I can set up basic masquerading to give VMs internet access for downloading updates and whatnot (iptables -t nat -A POSTROUTING -s '10.0.0.0/24' -o eno123.6 -j MASQUERADE)
I have an account on a server running on bare metal in the same rack with which I access the Proxmox UI via SSH tunnel.
This account is limited, and can basically just be used for tunneling.
The tunnel requires vlan 10, which I cannot change.
Using this old bare metal server I can ping VMs running in the Proxmox server. I am certain it is running on vlan 10, so this should imply that the VMs are also on vlan 10.
I can also tunnel to a VM through this old bare metal server and open the "Hello World" page in a local browser on 127.0.0.1.
This would imply that any device on the subnet can access http-server (assuming they're tagged vlan 10).
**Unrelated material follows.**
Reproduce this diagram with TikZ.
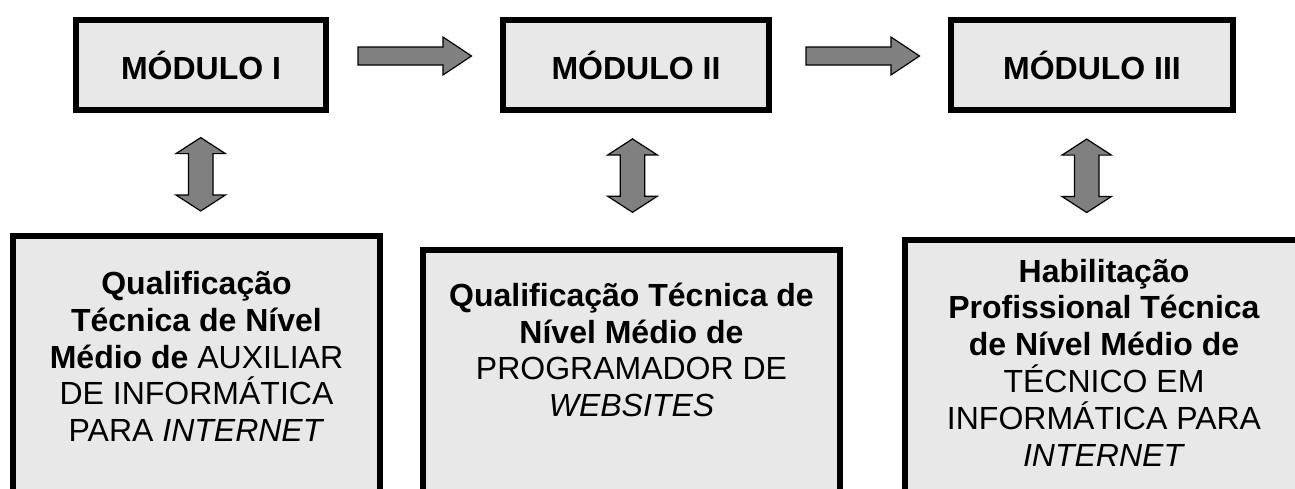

I need, at some point, to use NAT to direct internet traffic to the VM. In the future yes, this is best done with a reverse proxy, but any future reverse proxy will *also* be a VM running in this Proxmox node, so it'll have the same issue.
This is what I've tried:
iptables -t nat -A PREROUTING -i eno123.6 -p tcp -d 150.0.0.150 --dport 80 -j DNAT --to-destination 10.0.0.5:80
iptables -t nat -A POSTROUTING -p tcp -d 10.0.0.5 --dport 80 -j SNAT --to-source 150.0.0.150
Didn't work.
I've obviously tried a lot of variations. Spent about two days messing about with different combinations of various things turned on/of. No joy, or else I wouldn't be here.
I'm wondering if there's some limitation in Proxmox that makes this particular setup non-viable. Maybe something to do with routing from vlan to vlan with a single physical interface. This one physical connection is having to do a lot of stuff so I can see how that might be the case.
Will I need to get another physical network card in this thing? Or is there some trick I'm not seeing here? Is there some additional secret firewall on Proxmox VE 8.2 that I'm unaware of?
Things I haven't yet tried:
-NATing from 150.0.0.150 to 10.0.0.14, and *then* from 10.0.0.14 to 10.0.0.5 (and back) - seemed kinda silly so I thought I'd ask first.
-Begging the colo for help.
-Just buying another physical network card & cable and hoping there's an empty port in the switch.